When we got to Nova, we were so excited and we drank a bit too much. Very quickly, I went to sleep in the tent to rest a bit and sober up. My friend, Noam, woke me up at around 6 in the morning. “Wake up Alma, there are rockets over your head.”
I left the tent and saw the sky filled with trails of intercepted rockets and I heard the booms. Around me, everyone was packing up and the production announced that the party was over and that we should leave the area. Noam, Einav, Gal, May and I ran to one car and Amit, Gal and Anat ran to the other and we abandoned our things at the party site.
At this point, I still believed that there were only rockets, and I argued with my friends that we still had time to pack up our things. As someone who has been living in the area bordering the Gaza Strip for the last year, I wasn’t afraid. We got into the car and got stuck in a traffic jam at the parking lot’s exit, and around us there was panic. Noam was starting to stress out and we discussed leaving the car and running and I tried to calm her down, positive that everything was okay.
Suddenly, people started shouting that their car had been shot and that there were injured people. I saw a car with bullet holes and noticed the sound of gunfire around me. I didn’t see the injured people next to me. I didn’t see the terrorists that had surrounded us. But they had surrounded us from both the left and the right. And there was no way of escaping with a car.
We jumped out of the car and left it there with the key in the ignition and started running east. I saw a few police officers around me, who were apparently injured, and they did not know in what direction to direct us, there was complete chaos.
While they were shooting at us from the direction of the party, I left the road towards the field with Einav, Gal, Noam and May. Einav started panicking and ran ahead and I lost her. Later on, I lost the rest of the group and continued running alone, while hearing gunfire behind me and still not processing that I was in a warzone.
Suddenly, we started hearing gunfire from ahead, and it was closer, and someone yelled that he saw two terrorists coming toward us and shooting at us and I started to run backward, towards the south.
While everyone was running in every direction, I ran without looking back, the gunfire was close behind us. I went back to the road and we hid behind the cars. A group of people I didn’t know, who didn’t know each other either, hid behind a car and realized that it was turned on and they got into the car. One of them, Avi, who sat in the front, yelled at me to join them even though there was no room and I sat on his lap.

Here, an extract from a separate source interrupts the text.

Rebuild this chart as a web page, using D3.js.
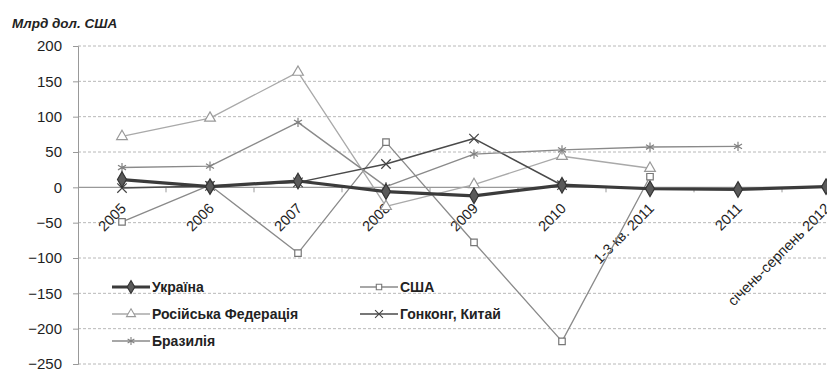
<!DOCTYPE html>
<html>
<head>
<meta charset="utf-8">
<script src="https://cdn.jsdelivr.net/npm/d3@7"></script>
<style>
  html, body { margin: 0; padding: 0; background: #fff; }
  svg { display: block; font-family: "Liberation Sans", Arial, sans-serif; }
</style>
</head>
<body>
<svg id="chart" width="827" height="372"></svg>
<script>
// Categories (periods) along the x axis
const categories = ["2005", "2006", "2007", "2008", "2009", "2010", "1-3 кв. 2011", "2011", "січень-серпень 2012"];

// Series values, млрд дол. США (null = no data)
const ukraine   = [11, 1, 9, -6, -12, 3, -2, -3, 1];
const usa       = [-49, 3, -93, 64, -78, -218, 15, null, null];
const russia    = [72, 98, 163, -27, 4, 44, 27, null, null];
const hongKong  = [-1, 2, 7, 33, 69, 3, null, null, null];
const brazil    = [28, 30, 92, 1, 47, 53, 57, 58, null];

// Y axis ticks
const yTicks = [200, 150, 100, 50, 0, -50, -100, -150, -200, -250];

const seriesNames = ["Україна", "США", "Російська Федерація", "Гонконг, Китай", "Бразилія"];

const series = [
  { name: seriesNames[1], values: usa,      color: "#8a8a8a", width: 1.3, symbol: d3.symbolSquare,   size: 42, fill: "#fff",    stroke: "#777" },
  { name: seriesNames[2], values: russia,   color: "#a9a9a9", width: 1.3, symbol: d3.symbolTriangle, size: 50, fill: "#fff",    stroke: "#999" },
  { name: seriesNames[3], values: hongKong, color: "#4a4a4a", width: 1.5, symbol: d3.symbolTimes,    size: 60, fill: "none",    stroke: "#444" },
  { name: seriesNames[4], values: brazil,   color: "#8a8a8a", width: 1.4, symbol: d3.symbolAsterisk, size: 60, fill: "none",    stroke: "#808080" },
  { name: seriesNames[0], values: ukraine,  color: "#3b3b3b", width: 3.2, symbol: d3.symbolDiamond,  size: 70, fill: "#5a5a5a", stroke: "#333" }
];

const svg = d3.select("#chart");

const plot = { left: 78, top: 46, right: 870, bottom: 364 };

const x = d3.scaleBand().domain(categories).range([plot.left, plot.right]).padding(0);
const y = d3.scaleLinear().domain([-250, 200]).range([plot.bottom, plot.top]);

// Units caption
svg.append("text")
  .attr("x", 12).attr("y", 28)
  .attr("font-size", 13.5).attr("font-style", "italic").attr("font-weight", "bold")
  .attr("fill", "#222")
  .text("Млрд дол. США");

// Horizontal dashed gridlines
svg.append("g")
  .selectAll("line")
  .data(yTicks.filter(v => v !== 0))
  .join("line")
  .attr("x1", plot.left).attr("x2", plot.right)
  .attr("y1", d => y(d)).attr("y2", d => y(d))
  .attr("stroke", "#b8b8b8").attr("stroke-width", 1)
  .attr("stroke-dasharray", "3,2");

// Y axis
const yAxis = d3.axisLeft(y).tickValues(yTicks).tickSize(5).tickPadding(11);
const gy = svg.append("g").attr("transform", `translate(${plot.left},0)`).call(yAxis);
gy.select(".domain").attr("stroke", "#999");
gy.selectAll(".tick line").attr("stroke", "#999");
gy.selectAll(".tick text")
  .attr("font-size", 15).attr("fill", "#1e1e1e")
  .attr("font-family", "'Liberation Sans', Arial, sans-serif");

// Zero line with category boundary ticks
const gx = svg.append("g").attr("transform", `translate(0,${y(0)})`);
gx.append("line")
  .attr("x1", plot.left).attr("x2", plot.right)
  .attr("stroke", "#999").attr("stroke-width", 1.2);
gx.selectAll("line.tk")
  .data(categories.slice(1))
  .join("line")
  .attr("class", "tk")
  .attr("x1", d => x(d)).attr("x2", d => x(d))
  .attr("y1", 0).attr("y2", 5)
  .attr("stroke", "#999");

// Rotated category labels
gx.selectAll("text")
  .data(categories)
  .join("text")
  .attr("transform", d => `translate(${x(d) + x.bandwidth() / 2 + 5},${22}) rotate(-45)`)
  .attr("text-anchor", "end")
  .attr("font-size", 14.5)
  .attr("fill", "#1e1e1e")
  .text(d => d);

// Lines and markers
const cx = i => x(categories[i]) + x.bandwidth() / 2;
series.forEach(s => {
  const pts = s.values.map((v, i) => ({ v, i })).filter(p => p.v !== null);
  const line = d3.line().x(p => cx(p.i)).y(p => y(p.v));
  svg.append("path")
    .datum(pts)
    .attr("d", line)
    .attr("fill", "none")
    .attr("stroke", s.color)
    .attr("stroke-width", s.width)
    .attr("stroke-linejoin", "round");
  svg.append("g")
    .selectAll("path")
    .data(pts)
    .join("path")
    .attr("transform", p => `translate(${cx(p.i)},${y(p.v)})`)
    .attr("d", d3.symbol(s.symbol, s.size))
    .attr("fill", s.fill)
    .attr("stroke", s.stroke)
    .attr("stroke-width", 1.2);
});

// Legend
const legendItems = [
  { s: series[4], col: 0, row: 0 },
  { s: series[0], col: 1, row: 0 },
  { s: series[1], col: 0, row: 1 },
  { s: series[2], col: 1, row: 1 },
  { s: series[3], col: 0, row: 2 }
];
const legend = svg.append("g");
legendItems.forEach(it => {
  const lx = it.col === 0 ? 112 : 360;
  const ly = 287 + it.row * 27;
  const g = legend.append("g").attr("transform", `translate(${lx},${ly})`);
  g.append("line")
    .attr("x1", 0).attr("x2", 38)
    .attr("stroke", it.s.color).attr("stroke-width", it.s.width);
  g.append("path")
    .attr("transform", "translate(19,0)")
    .attr("d", d3.symbol(it.s.symbol, it.s.size * 0.7))
    .attr("fill", it.s.fill).attr("stroke", it.s.stroke).attr("stroke-width", 1.1);
  g.append("text")
    .attr("x", 40).attr("y", 5)
    .attr("font-size", 14).attr("font-weight", "bold")
    .attr("fill", "#222")
    .text(it.s.name);
});
</script>
</body>
</html>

Avi drove like crazy, dealing with the fields and bullets and rockets and everyone’s panic.
Terrorists on motorcycles were slaughtering people. Meanwhile, the police were unavailable and we were driving without knowing which direction was safe.
We drove past an army officer (who at first we thought was a terrorist) who stood alone at the side of the road and he directed us how to reach Netivot. Through fields and shortcuts we reached Netivot and families on balconies recognized us and invited us in.
At first, we were in the house of an Orthodox family. After that, we went to Ofra’s house, who took us in as if we were her own children. We went from the balcony, overlooking the fields we had just escaped and the areas going up in flames and the sounds of gunfire, to the safe room.
We stayed there until the evening, Chen, Avi and I, until a friend of Avi’s mom drove us to Tel Aviv. All the while sirens were blaring and rockets were flying above our heads. We reached Tel Aviv safe and sound.
Amit, Gal, Anat, Noam, May, Einav, Eitel and Gal were rescued from Patish [one of the villages in the surrounding Gaza Strip area]. Thank God we left as a group of nine beautiful people, and returned as a group of nine. Thank God Avi yelled at me to get into the car. Thank God I’m here. We will continue celebrating, to honor all the people who are no longer with us.